_THE TASK_
Repeat each line of the material below exactly as it appears, minus any pictures.

_GIVEN DATA_
..............................

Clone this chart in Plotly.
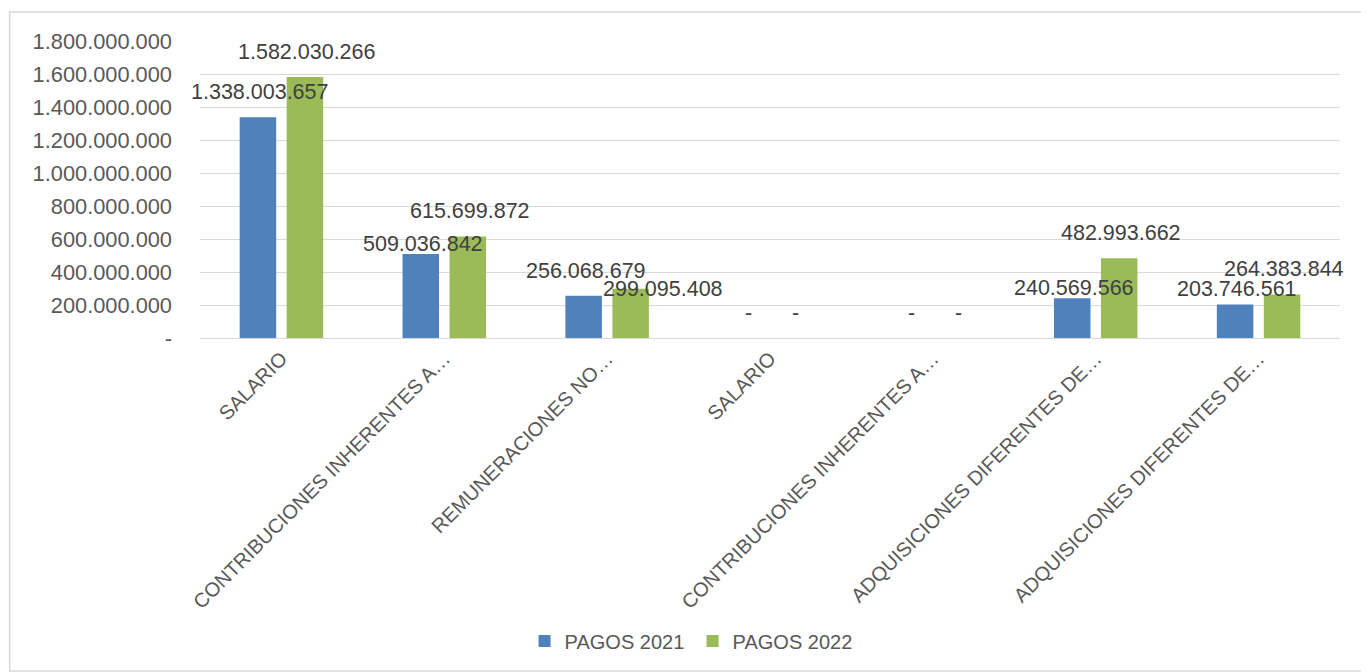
import plotly.graph_objects as go

categories = [
    "SALARIO",
    "CONTRIBUCIONES INHERENTES A…",
    "REMUNERACIONES NO…",
    "SALARIO",
    "CONTRIBUCIONES INHERENTES A…",
    "ADQUISICIONES DIFERENTES DE…",
    "ADQUISICIONES DIFERENTES DE…",
]
pagos_2021 = [1338003657, 509036842, 256068679, 0, 0, 240569566, 203746561]
pagos_2022 = [1582030266, 615699872, 299095408, 0, 0, 482993662, 264383844]
y_tickvals = [0, 200e6, 400e6, 600e6, 800e6, 1000e6, 1200e6, 1400e6, 1600e6, 1800e6]
y_ticktext = ["-", "200.000.000", "400.000.000", "600.000.000", "800.000.000",
              "1.000.000.000", "1.200.000.000", "1.400.000.000", "1.600.000.000",
              "1.800.000.000"]

# data-label placement (pixel nudges, as in the original chart)
label_dy_2021 = [25, 10, 25, 25, 25, 10, 15]
label_dy_2022 = [25, 25, 0, 25, 25, 25, 25]
label_dx_2021 = [2, 2, 2, 2, 2, 2, 2]
label_dx_2022 = [2, 2, 32, 2, 2, 2, 2]


def fmt(v):
    return "-" if v == 0 else f"{v:,}".replace(",", ".")


FONT = "Liberation Sans"
GREY = "#595959"
C21 = "#4F81BD"
C22 = "#9BBB59"
BARGAP = 0.423
xs = list(range(len(categories)))

fig = go.Figure()
fig.add_trace(go.Bar(x=xs, y=pagos_2021, name="PAGOS 2021", marker_color=C21,
                     marker_line_width=0, hoverinfo="y"))
fig.add_trace(go.Bar(x=xs, y=pagos_2022, name="PAGOS 2022", marker_color=C22,
                     marker_line_width=0, hoverinfo="y"))

off = (1 - BARGAP) / 4
for series, sign, dys, dxs in ((pagos_2021, -1, label_dy_2021, label_dx_2021),
                               (pagos_2022, 1, label_dy_2022, label_dx_2022)):
    for i, v in enumerate(series):
        fig.add_annotation(x=i + sign * off, y=v, xref="x", yref="y",
                           text=fmt(v), showarrow=False, yshift=dys[i], xshift=dxs[i],
                           font=dict(family=FONT, size=21.5, color="#404040"))

# page body has an 8px margin; figure sized to fit the window
OX, OY = 8, 8
W, H = 1369 - OX, 672 - OY
L = 199.5 - OX
T = 41 - OY
pw = 1141
ph = 297
R = W - L - pw
B = H - T - ph
base = T + ph  # figure pixel y of the plot bottom


def px_x(x):
    return (x - OX - L) / pw


def px_y(y):
    return (base - (y - OY)) / ph


fig.add_shape(type="rect", xref="paper", yref="paper",
              x0=px_x(9), x1=px_x(1367), y0=px_y(671), y1=px_y(12),
              line=dict(color="#D9D9D9", width=1.5), fillcolor="rgba(0,0,0,0)",
              layer="below")

fig.update_layout(
    width=W, height=H,
    margin=dict(l=L, r=R, t=T, b=B, autoexpand=False),
    paper_bgcolor="white", plot_bgcolor="white",
    barmode="group", bargap=BARGAP, bargroupgap=0.223,
    font=dict(family=FONT, size=20, color=GREY),
    showlegend=True,
    legend=dict(orientation="h", x=px_x(692.5), xanchor="center",
                y=px_y(641), yanchor="middle",
                font=dict(family=FONT, size=20, color=GREY), itemwidth=30,
                entrywidth=123, traceorder="normal"),
    xaxis=dict(tickmode="array", tickvals=xs, ticktext=categories, tickangle=-45,
               range=[-0.5, len(categories) - 0.5], showgrid=False, zeroline=False,
               showline=True, linecolor="#D9D9D9", linewidth=1, ticks="",
               automargin=False,
               tickfont=dict(family=FONT, size=20, color=GREY)),
    yaxis=dict(range=[0, 1.8e9], tickmode="array", tickvals=y_tickvals,
               ticktext=y_ticktext, showgrid=True, gridcolor="#D9D9D9", gridwidth=1,
               zeroline=False, showline=False, ticks="", ticklabelstandoff=27,
               automargin=False,
               tickfont=dict(family=FONT, size=21.8, color=GREY)),
)

fig.write_html("out.html")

..............................

_COMPLETED EXERCISE_
Clone this chart in Plotly.
import plotly.graph_objects as go

categories = [
    "SALARIO",
    "CONTRIBUCIONES INHERENTES A…",
    "REMUNERACIONES NO…",
    "SALARIO",
    "CONTRIBUCIONES INHERENTES A…",
    "ADQUISICIONES DIFERENTES DE…",
    "ADQUISICIONES DIFERENTES DE…",
]
pagos_2021 = [1338003657, 509036842, 256068679, 0, 0, 240569566, 203746561]
pagos_2022 = [1582030266, 615699872, 299095408, 0, 0, 482993662, 264383844]
y_tickvals = [0, 200e6, 400e6, 600e6, 800e6, 1000e6, 1200e6, 1400e6, 1600e6, 1800e6]
y_ticktext = ["-", "200.000.000", "400.000.000", "600.000.000", "800.000.000",
              "1.000.000.000", "1.200.000.000", "1.400.000.000", "1.600.000.000",
              "1.800.000.000"]

# data-label placement (pixel nudges, as in the original chart)
label_dy_2021 = [25, 10, 25, 25, 25, 10, 15]
label_dy_2022 = [25, 25, 0, 25, 25, 25, 25]
label_dx_2021 = [2, 2, 2, 2, 2, 2, 2]
label_dx_2022 = [2, 2, 32, 2, 2, 2, 2]


def fmt(v):
    return "-" if v == 0 else f"{v:,}".replace(",", ".")


FONT = "Liberation Sans"
GREY = "#595959"
C21 = "#4F81BD"
C22 = "#9BBB59"
BARGAP = 0.423
xs = list(range(len(categories)))

fig = go.Figure()
fig.add_trace(go.Bar(x=xs, y=pagos_2021, name="PAGOS 2021", marker_color=C21,
                     marker_line_width=0, hoverinfo="y"))
fig.add_trace(go.Bar(x=xs, y=pagos_2022, name="PAGOS 2022", marker_color=C22,
                     marker_line_width=0, hoverinfo="y"))

off = (1 - BARGAP) / 4
for series, sign, dys, dxs in ((pagos_2021, -1, label_dy_2021, label_dx_2021),
                               (pagos_2022, 1, label_dy_2022, label_dx_2022)):
    for i, v in enumerate(series):
        fig.add_annotation(x=i + sign * off, y=v, xref="x", yref="y",
                           text=fmt(v), showarrow=False, yshift=dys[i], xshift=dxs[i],
                           font=dict(family=FONT, size=21.5, color="#404040"))

# page body has an 8px margin; figure sized to fit the window
OX, OY = 8, 8
W, H = 1369 - OX, 672 - OY
L = 199.5 - OX
T = 41 - OY
pw = 1141
ph = 297
R = W - L - pw
B = H - T - ph
base = T + ph  # figure pixel y of the plot bottom


def px_x(x):
    return (x - OX - L) / pw


def px_y(y):
    return (base - (y - OY)) / ph


fig.add_shape(type="rect", xref="paper", yref="paper",
              x0=px_x(9), x1=px_x(1367), y0=px_y(671), y1=px_y(12),
              line=dict(color="#D9D9D9", width=1.5), fillcolor="rgba(0,0,0,0)",
              layer="below")

fig.update_layout(
    width=W, height=H,
    margin=dict(l=L, r=R, t=T, b=B, autoexpand=False),
    paper_bgcolor="white", plot_bgcolor="white",
    barmode="group", bargap=BARGAP, bargroupgap=0.223,
    font=dict(family=FONT, size=20, color=GREY),
    showlegend=True,
    legend=dict(orientation="h", x=px_x(692.5), xanchor="center",
                y=px_y(641), yanchor="middle",
                font=dict(family=FONT, size=20, color=GREY), itemwidth=30,
                entrywidth=123, traceorder="normal"),
    xaxis=dict(tickmode="array", tickvals=xs, ticktext=categories, tickangle=-45,
               range=[-0.5, len(categories) - 0.5], showgrid=False, zeroline=False,
               showline=True, linecolor="#D9D9D9", linewidth=1, ticks="",
               automargin=False,
               tickfont=dict(family=FONT, size=20, color=GREY)),
    yaxis=dict(range=[0, 1.8e9], tickmode="array", tickvals=y_tickvals,
               ticktext=y_ticktext, showgrid=True, gridcolor="#D9D9D9", gridwidth=1,
               zeroline=False, showline=False, ticks="", ticklabelstandoff=27,
               automargin=False,
               tickfont=dict(family=FONT, size=21.8, color=GREY)),
)

fig.write_html("out.html")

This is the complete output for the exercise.